## AIM OF THE TASK
Skip the pictures. Transcribe the rest of the data below without changing a word.

## MATERIAL
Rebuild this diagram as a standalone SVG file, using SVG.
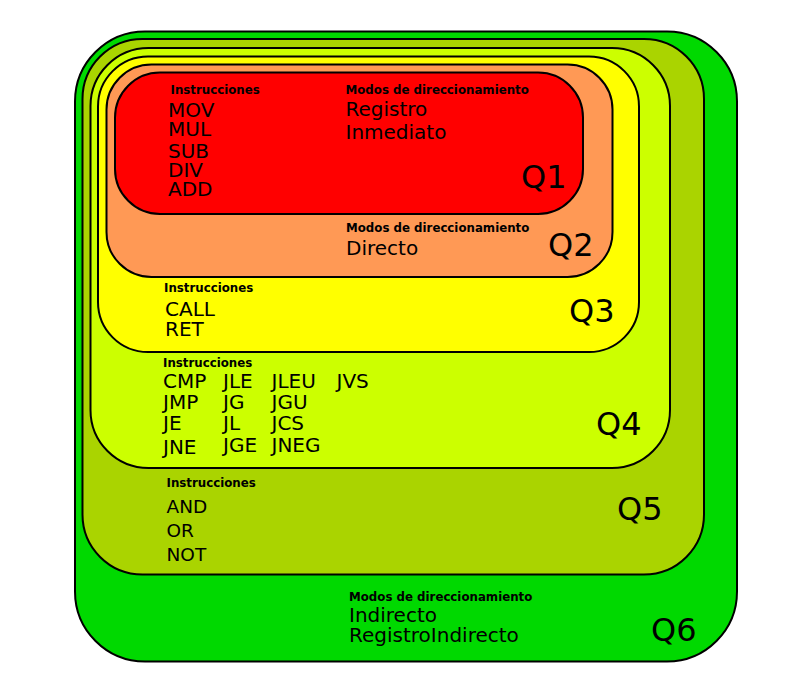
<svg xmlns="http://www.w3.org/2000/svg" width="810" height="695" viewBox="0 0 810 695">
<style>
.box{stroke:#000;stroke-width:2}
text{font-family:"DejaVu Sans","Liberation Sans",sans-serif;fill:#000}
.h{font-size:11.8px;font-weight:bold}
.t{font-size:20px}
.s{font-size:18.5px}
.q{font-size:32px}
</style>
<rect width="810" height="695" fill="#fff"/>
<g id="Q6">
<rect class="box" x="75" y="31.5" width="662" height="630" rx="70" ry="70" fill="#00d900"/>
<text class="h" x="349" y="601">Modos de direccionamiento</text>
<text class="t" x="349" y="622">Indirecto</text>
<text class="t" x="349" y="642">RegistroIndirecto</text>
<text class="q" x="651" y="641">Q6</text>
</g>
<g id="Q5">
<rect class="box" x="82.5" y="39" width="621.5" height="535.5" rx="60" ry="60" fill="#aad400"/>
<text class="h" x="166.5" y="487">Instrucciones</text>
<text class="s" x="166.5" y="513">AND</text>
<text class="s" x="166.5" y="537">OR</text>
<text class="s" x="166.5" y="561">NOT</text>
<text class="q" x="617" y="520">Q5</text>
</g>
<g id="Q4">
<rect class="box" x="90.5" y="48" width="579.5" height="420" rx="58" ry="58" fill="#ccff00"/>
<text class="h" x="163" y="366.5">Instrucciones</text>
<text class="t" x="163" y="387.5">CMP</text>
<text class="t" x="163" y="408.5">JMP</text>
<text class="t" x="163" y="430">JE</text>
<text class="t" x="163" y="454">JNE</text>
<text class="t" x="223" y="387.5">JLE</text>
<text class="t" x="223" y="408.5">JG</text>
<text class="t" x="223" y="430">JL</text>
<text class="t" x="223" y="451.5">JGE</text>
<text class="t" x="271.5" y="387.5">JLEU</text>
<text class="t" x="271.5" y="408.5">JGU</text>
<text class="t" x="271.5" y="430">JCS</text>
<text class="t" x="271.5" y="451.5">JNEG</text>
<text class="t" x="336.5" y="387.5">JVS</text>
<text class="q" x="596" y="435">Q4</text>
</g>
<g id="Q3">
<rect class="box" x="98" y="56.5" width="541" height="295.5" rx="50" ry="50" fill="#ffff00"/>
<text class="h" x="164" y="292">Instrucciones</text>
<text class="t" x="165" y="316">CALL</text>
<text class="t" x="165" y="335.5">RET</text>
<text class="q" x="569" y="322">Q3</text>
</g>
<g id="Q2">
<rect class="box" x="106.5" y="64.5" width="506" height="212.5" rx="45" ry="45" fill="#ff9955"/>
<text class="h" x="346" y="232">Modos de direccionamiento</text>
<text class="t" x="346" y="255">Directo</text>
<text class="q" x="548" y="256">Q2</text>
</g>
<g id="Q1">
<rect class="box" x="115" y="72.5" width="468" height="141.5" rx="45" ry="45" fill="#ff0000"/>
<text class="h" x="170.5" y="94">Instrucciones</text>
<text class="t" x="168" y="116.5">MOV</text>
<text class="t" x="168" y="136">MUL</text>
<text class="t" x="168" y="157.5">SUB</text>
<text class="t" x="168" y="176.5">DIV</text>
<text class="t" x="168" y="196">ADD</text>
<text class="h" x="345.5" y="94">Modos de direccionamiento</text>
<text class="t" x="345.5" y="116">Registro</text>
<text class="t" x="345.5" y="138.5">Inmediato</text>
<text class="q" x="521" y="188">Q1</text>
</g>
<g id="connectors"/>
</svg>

## COMPLETE RESPONSE
Rebuild this diagram as a standalone SVG file, using SVG.
<svg xmlns="http://www.w3.org/2000/svg" width="810" height="695" viewBox="0 0 810 695">
<style>
.box{stroke:#000;stroke-width:2}
text{font-family:"DejaVu Sans","Liberation Sans",sans-serif;fill:#000}
.h{font-size:11.8px;font-weight:bold}
.t{font-size:20px}
.s{font-size:18.5px}
.q{font-size:32px}
</style>
<rect width="810" height="695" fill="#fff"/>
<g id="Q6">
<rect class="box" x="75" y="31.5" width="662" height="630" rx="70" ry="70" fill="#00d900"/>
<text class="h" x="349" y="601">Modos de direccionamiento</text>
<text class="t" x="349" y="622">Indirecto</text>
<text class="t" x="349" y="642">RegistroIndirecto</text>
<text class="q" x="651" y="641">Q6</text>
</g>
<g id="Q5">
<rect class="box" x="82.5" y="39" width="621.5" height="535.5" rx="60" ry="60" fill="#aad400"/>
<text class="h" x="166.5" y="487">Instrucciones</text>
<text class="s" x="166.5" y="513">AND</text>
<text class="s" x="166.5" y="537">OR</text>
<text class="s" x="166.5" y="561">NOT</text>
<text class="q" x="617" y="520">Q5</text>
</g>
<g id="Q4">
<rect class="box" x="90.5" y="48" width="579.5" height="420" rx="58" ry="58" fill="#ccff00"/>
<text class="h" x="163" y="366.5">Instrucciones</text>
<text class="t" x="163" y="387.5">CMP</text>
<text class="t" x="163" y="408.5">JMP</text>
<text class="t" x="163" y="430">JE</text>
<text class="t" x="163" y="454">JNE</text>
<text class="t" x="223" y="387.5">JLE</text>
<text class="t" x="223" y="408.5">JG</text>
<text class="t" x="223" y="430">JL</text>
<text class="t" x="223" y="451.5">JGE</text>
<text class="t" x="271.5" y="387.5">JLEU</text>
<text class="t" x="271.5" y="408.5">JGU</text>
<text class="t" x="271.5" y="430">JCS</text>
<text class="t" x="271.5" y="451.5">JNEG</text>
<text class="t" x="336.5" y="387.5">JVS</text>
<text class="q" x="596" y="435">Q4</text>
</g>
<g id="Q3">
<rect class="box" x="98" y="56.5" width="541" height="295.5" rx="50" ry="50" fill="#ffff00"/>
<text class="h" x="164" y="292">Instrucciones</text>
<text class="t" x="165" y="316">CALL</text>
<text class="t" x="165" y="335.5">RET</text>
<text class="q" x="569" y="322">Q3</text>
</g>
<g id="Q2">
<rect class="box" x="106.5" y="64.5" width="506" height="212.5" rx="45" ry="45" fill="#ff9955"/>
<text class="h" x="346" y="232">Modos de direccionamiento</text>
<text class="t" x="346" y="255">Directo</text>
<text class="q" x="548" y="256">Q2</text>
</g>
<g id="Q1">
<rect class="box" x="115" y="72.5" width="468" height="141.5" rx="45" ry="45" fill="#ff0000"/>
<text class="h" x="170.5" y="94">Instrucciones</text>
<text class="t" x="168" y="116.5">MOV</text>
<text class="t" x="168" y="136">MUL</text>
<text class="t" x="168" y="157.5">SUB</text>
<text class="t" x="168" y="176.5">DIV</text>
<text class="t" x="168" y="196">ADD</text>
<text class="h" x="345.5" y="94">Modos de direccionamiento</text>
<text class="t" x="345.5" y="116">Registro</text>
<text class="t" x="345.5" y="138.5">Inmediato</text>
<text class="q" x="521" y="188">Q1</text>
</g>
<g id="connectors"/>
</svg>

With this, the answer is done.